The timing couldn't have been more perfect. McAdam's roads provided the circulatory system that Britain's Industrial Revolution desperately needed. Raw materials could flow efficiently to factories, finished goods could reach markets quickly, and ideas could spread at the speed of a galloping horse rather than a mired wagon.

By 1850, over 22,000 miles of British roads had been macadamized. The technique spread across Europe and the Americas, carrying McAdam's name to every continent. The broken stones of a stubborn Scottish surveyor had quite literally paved the way for the modern world.

The Legacy of a Simple Idea

John Loudon McAdam died in 1836, having lived just long enough to see his revolution in full flower. But his influence extends far beyond those first macadamized highways. When engineers began laying asphalt in the 1900s, they called it "tarmacadam"—McAdam's method with a tar binding agent. Every time you drive on smooth pavement today, you're experiencing a direct descendant of his insight about small stones binding together under pressure.
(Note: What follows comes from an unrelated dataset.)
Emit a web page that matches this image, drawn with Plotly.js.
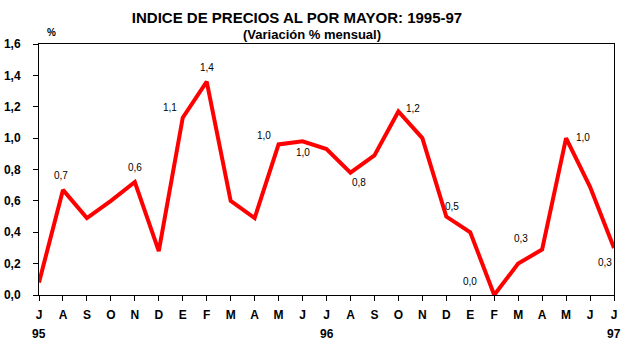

More profoundly, McAdam's story reminds us that the most transformative innovations often seem absurdly simple in hindsight. He didn't invent new materials or complex engineering techniques. He simply looked at an ancient problem with fresh eyes and asked a different question: instead of asking how to make roads stronger, he asked how to make them work with nature rather than against it.

In our age of complex technological solutions, there's something deeply satisfying about remembering that one man armed with nothing but careful observation and stubborn persistence once saved a nation's transport system with the radical idea of using smaller stones instead of bigger ones. Sometimes the most broken things just need someone willing to see them differently.